Select and reproduce each line of the listing below that bears the string "page".

# INFORMATION SUPPLIED
+++
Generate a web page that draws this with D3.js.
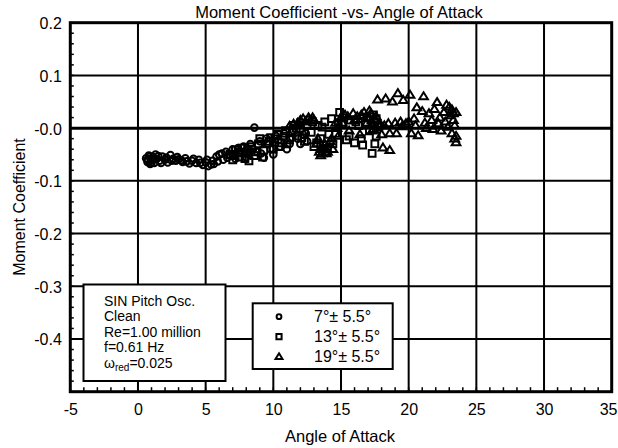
<!DOCTYPE html>
<html>
<head>
<meta charset="utf-8">
<script src="https://cdn.jsdelivr.net/npm/d3@7/dist/d3.min.js"></script>
<style>
  html, body { margin: 0; padding: 0; background: #fff; }
  svg { display: block; font-family: Arial, "Liberation Sans", sans-serif; }
</style>
</head>
<body>
<svg id="chart" width="618" height="448"></svg>
<script>
// Pitch oscillation runs: [angle of attack (deg), moment coefficient]
const mean7 = [
  [0.6,-0.057],[0.7,-0.064],[0.8,-0.052],[0.9,-0.068],[1.0,-0.060],[1.1,-0.055],
  [1.2,-0.066],[1.3,-0.050],[1.4,-0.058],[1.6,-0.062],[1.8,-0.054],[2.0,-0.060],
  [2.2,-0.065],[2.4,-0.051],[2.6,-0.058],[2.8,-0.062],[3.0,-0.059],[3.3,-0.064],
  [3.5,-0.057],[3.8,-0.067],[4.0,-0.062],[4.3,-0.066],[4.5,-0.060],[4.8,-0.070],
  [5.0,-0.065],[5.2,-0.072],[5.5,-0.062],[5.6,-0.068],[5.8,-0.054],[6.0,-0.050],
  [6.3,-0.060],[6.5,-0.045],[6.8,-0.052],[7.0,-0.040],[7.2,-0.058],[7.5,-0.047],
  [7.8,-0.035],[8.0,-0.055],[8.3,-0.030],[8.6,0.001],[8.8,-0.045],[9.0,-0.025],
  [9.3,-0.056],[9.5,-0.020],[9.8,-0.040],[10.2,-0.015],[10.5,-0.035],[10.8,-0.010],
  [11.2,-0.030],[11.5,-0.005],[11.8,-0.020],[12.2,-0.012],[12.5,-0.025],
  [0.7,-0.060],[0.9,-0.054],[1.0,-0.066],[1.2,-0.058],[1.5,-0.053],[1.7,-0.066],
  [2.1,-0.056],[2.5,-0.062],[2.9,-0.055],[3.2,-0.061],[3.6,-0.063],[4.1,-0.058],
  [4.6,-0.066],[5.1,-0.060],[5.4,-0.069],[5.9,-0.063],[6.2,-0.048],[6.6,-0.056],
  [7.1,-0.050],[7.4,-0.038],[7.9,-0.044],[8.2,-0.050],[8.5,-0.040],[9.1,-0.048],
  [9.6,-0.030],[10.0,-0.050],[10.4,-0.022],[11.0,-0.040],[11.4,-0.018],[12.0,-0.030],
  [12.4,-0.010]
];
const mean13 = [
  [6.8,-0.050],[7.0,-0.060],[7.2,-0.042],[7.5,-0.055],[7.7,-0.038],[8.0,-0.048],
  [8.2,-0.062],[8.4,-0.035],[8.7,-0.045],[9.0,-0.020],[9.2,-0.055],[9.5,-0.030],
  [9.8,-0.018],[10.0,-0.040],[10.3,-0.012],[10.6,-0.028],[10.9,-0.005],[11.2,-0.022],
  [11.5,0.005],[11.8,-0.015],[12.0,0.010],[12.3,-0.025],[12.6,0.015],[12.8,-0.008],
  [13.0,-0.035],[13.3,0.005],[13.5,-0.020],[13.8,0.012],[14.0,-0.040],[14.3,0.018],
  [14.6,-0.010],[14.9,0.030],[15.1,0.008],[15.4,-0.022],[15.7,0.015],[16.0,-0.028],
  [16.3,0.005],[16.6,-0.032],[16.9,0.020],[17.1,-0.005],[17.3,-0.048],[17.4,0.025],
  [17.5,0.010],[17.6,-0.015],[17.6,0.018],[17.8,0.002],
  [7.1,-0.052],[7.4,-0.046],[7.9,-0.058],[8.1,-0.040],[8.6,-0.052],[8.9,-0.030],
  [9.3,-0.042],[9.7,-0.025],[10.1,-0.020],[10.4,-0.035],[10.8,-0.015],[11.0,-0.030],
  [11.4,-0.008],[11.7,0.000],[12.1,-0.018],[12.5,0.005],[12.9,0.012],[13.2,-0.028],
  [13.6,0.002],[14.1,-0.012],[14.4,-0.030],[14.8,0.010],[15.2,0.020],[15.6,-0.015],
  [16.1,0.012],[16.5,-0.020],[16.8,0.008],[17.2,0.015],[17.5,-0.030],[17.7,0.005]
];
const mean19 = [
  [11.2,0.004],[11.8,0.010],[12.2,0.018],[12.6,0.020],[13.0,0.015],[13.2,-0.030],
  [13.4,-0.045],[13.5,-0.052],[13.7,-0.038],[13.9,-0.048],[14.2,-0.025],[14.4,-0.040],
  [14.6,0.010],[14.8,-0.015],[15.0,0.020],[15.3,0.025],[15.6,-0.005],[15.9,0.028],
  [16.2,0.022],[16.4,-0.012],[16.7,0.030],[16.9,0.010],[17.1,0.033],[17.3,-0.005],
  [17.5,0.015],[17.7,0.054],[17.9,0.008],[18.0,-0.012],[18.1,-0.037],[18.3,0.056],
  [18.5,0.009],[18.6,-0.042],[18.8,0.050],[19.1,-0.010],[19.2,0.066],[19.4,0.012],
  [19.6,0.053],[19.8,0.009],[20.1,0.063],[20.2,-0.010],[20.4,0.018],[20.6,0.039],
  [20.7,-0.014],[21.0,0.032],[21.1,0.060],[21.3,0.000],[21.5,0.028],[21.7,0.015],
  [21.9,0.036],[22.1,0.049],[22.2,0.009],[22.4,-0.005],[22.6,0.030],[22.8,0.044],
  [22.9,0.002],[23.1,0.024],[23.2,0.035],[23.2,-0.010],[23.3,0.015],[23.4,-0.020],
  [23.4,0.005],[23.5,-0.027],[23.5,0.030],
  [11.5,0.008],[12.0,0.015],[12.4,0.012],[12.9,0.020],[13.3,-0.020],[13.5,-0.040],
  [13.6,-0.048],[13.8,-0.030],[14.0,-0.045],[14.3,-0.020],[14.7,0.000],[15.1,0.010],
  [15.5,0.022],[16.0,0.015],[16.5,0.025],[17.0,0.020],[17.2,0.028],[17.4,-0.002],
  [17.6,0.022],[18.2,0.005],[18.6,-0.010],[19.0,0.010],[19.5,0.003],[20.0,0.012],
  [20.5,0.005],[21.2,0.010],[21.8,-0.002],[22.3,0.020],[22.7,0.012],[23.0,0.040],
  [23.3,0.028],[23.5,-0.015]
];

const seriesNames = ["7°± 5.5°", "13°± 5.5°", "19°± 5.5°"];
const seriesSymbols = ["circle", "square", "triangle"];
const xTicks = [-5, 0, 5, 10, 15, 20, 25, 30, 35];
const xTickLabels = ["-5", "0", "5", "10", "15", "20", "25", "30", "35"];
const yTicks = [-0.4, -0.3, -0.2, -0.1, 0, 0.1, 0.2];
const yTickLabels = ["-0.4", "-0.3", "-0.2", "-0.1", "-0.0", "0.1", "0.2"];
const infoLines = ["SIN Pitch Osc.", "Clean", "Re=1.00 million", "f=0.61 Hz"];

const svg = d3.select("#chart");
const W = 618;
const plot = { left: 70.3, right: 611.7, top: 22.7, bottom: 391.7 };
const font = "Arial, 'Liberation Sans', sans-serif";

const x = d3.scaleLinear().domain([-5, 35]).range([plot.left, plot.right]);
const y = d3.scaleLinear().domain([-0.5, 0.2]).range([plot.bottom, plot.top]);

// grid
const grid = svg.append("g").attr("stroke", "#000").attr("fill", "none");
grid.selectAll("line.v").data(xTicks.slice(1, -1)).join("line")
  .attr("x1", d => x(d)).attr("x2", d => x(d))
  .attr("y1", plot.top).attr("y2", plot.bottom).attr("stroke-width", 2);
grid.selectAll("line.h").data(yTicks.slice(0, -1)).join("line")
  .attr("y1", d => y(d)).attr("y2", d => y(d))
  .attr("x1", plot.left).attr("x2", plot.right)
  .attr("stroke-width", d => d === 0 ? 3 : 2);

// marker shapes
function markerPath(type, s) {
  if (type === "circle") return d3.symbol(d3.symbolCircle, Math.PI * s * s)();
  if (type === "square") return d3.symbol(d3.symbolSquare, (2 * s) * (2 * s))();
  const h = s * 1.75;
  return `M0,${-h * 0.6}L${h * 0.62},${h * 0.4}L${-h * 0.62},${h * 0.4}Z`;
}

const allSeries = [mean7, mean13, mean19];
const sizes = [3.3, 3.4, 4.0];
allSeries.forEach((data, i) => {
  svg.append("g")
    .attr("fill", "none").attr("stroke", "#000").attr("stroke-width", 2)
    .selectAll("path").data(data).join("path")
    .attr("transform", d => `translate(${x(d[0])},${y(d[1])})`)
    .attr("d", markerPath(seriesSymbols[i], sizes[i]));
});

// minor ticks
const xMinor = d3.range(-5, 35.01, 1);
svg.append("g").attr("stroke", "#000").attr("stroke-width", 1.5)
  .selectAll("line").data(xMinor).join("line")
  .attr("x1", d => x(d)).attr("x2", d => x(d))
  .attr("y1", plot.bottom).attr("y2", plot.bottom - 4.5);
const yMinor = d3.range(-0.5, 0.2001, 0.02);
svg.append("g").attr("stroke", "#000").attr("stroke-width", 1.5)
  .selectAll("line").data(yMinor).join("line")
  .attr("y1", d => y(d)).attr("y2", d => y(d))
  .attr("x1", plot.left).attr("x2", plot.left + 3.5);

// frame
svg.append("rect")
  .attr("x", plot.left).attr("y", plot.top)
  .attr("width", plot.right - plot.left).attr("height", plot.bottom - plot.top)
  .attr("fill", "none").attr("stroke", "#000").attr("stroke-width", 3);

// axis labels
const xAxis = d3.axisBottom(x).tickValues(xTicks).tickSize(0).tickPadding(0)
  .tickFormat((d, i) => xTickLabels[i]);
svg.append("g").attr("transform", `translate(0,${plot.bottom})`).call(xAxis)
  .call(g => g.select(".domain").remove())
  .call(g => g.selectAll("text").attr("y", 0).attr("dy", 23.5)
    .attr("font-size", 16).attr("font-family", font).attr("fill", "#000"))
  // keep the last label inside the page edge
  .call(g => g.selectAll(".tick").filter(d => d === 35).select("text")
    .attr("text-anchor", "end").attr("x", W - 1 - x(35)));

const yAxis = d3.axisLeft(y).tickValues(yTicks).tickSize(0)
  .tickFormat((d, i) => yTickLabels[i]);
svg.append("g").attr("transform", `translate(${plot.left},0)`).call(yAxis)
  .call(g => g.select(".domain").remove())
  .call(g => g.selectAll("text").attr("x", -8.5).attr("dy", 6)
    .attr("font-size", 16).attr("font-family", font).attr("fill", "#000"));

// titles
svg.append("text").attr("x", 339).attr("y", 17.5).attr("text-anchor", "middle")
  .attr("font-size", 16.5).text("Moment Coefficient -vs- Angle of Attack");
svg.append("text").attr("x", 340).attr("y", 441.5).attr("text-anchor", "middle")
  .attr("font-size", 16.5).text("Angle of Attack");
svg.append("text").attr("transform", "translate(25,207) rotate(-90)")
  .attr("text-anchor", "middle").attr("font-size", 16).text("Moment Coefficient");

// run description box
svg.append("rect").attr("x", 83.5).attr("y", 284.5).attr("width", 142).attr("height", 96.5)
  .attr("fill", "#fff").attr("stroke", "#000").attr("stroke-width", 2);
const info = svg.append("g").attr("font-size", 14);
const infoY = [306, 320.5, 336.5, 351.5];
infoLines.forEach((t, i) => {
  info.append("text").attr("x", 104).attr("y", infoY[i]).text(t);
});
const omega = info.append("text").attr("x", 104).attr("y", 368);
omega.append("tspan").text("ω");
omega.append("tspan").attr("font-size", 10).attr("dy", 3).text("red");
omega.append("tspan").attr("dy", -3).text("=0.025");

// series legend
svg.append("rect").attr("x", 252.7).attr("y", 303.3).attr("width", 140).attr("height", 65.7)
  .attr("fill", "#fff").attr("stroke", "#000").attr("stroke-width", 2);
const legendY = [316.7, 336.7, 356.7];
const legendSizes = [2.4, 2.6, 3.2];
seriesNames.forEach((name, i) => {
  svg.append("path")
    .attr("transform", `translate(279,${legendY[i]})`)
    .attr("d", markerPath(seriesSymbols[i], legendSizes[i]))
    .attr("fill", "none").attr("stroke", "#000").attr("stroke-width", 2);
  svg.append("text").attr("x", 314).attr("y", legendY[i] + 5.6)
    .attr("font-size", 16).text(name);
});
</script>
</body>
</html>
+++
# SOLUTION
Generate a web page that draws this with D3.js.
  // keep the last label inside the page edge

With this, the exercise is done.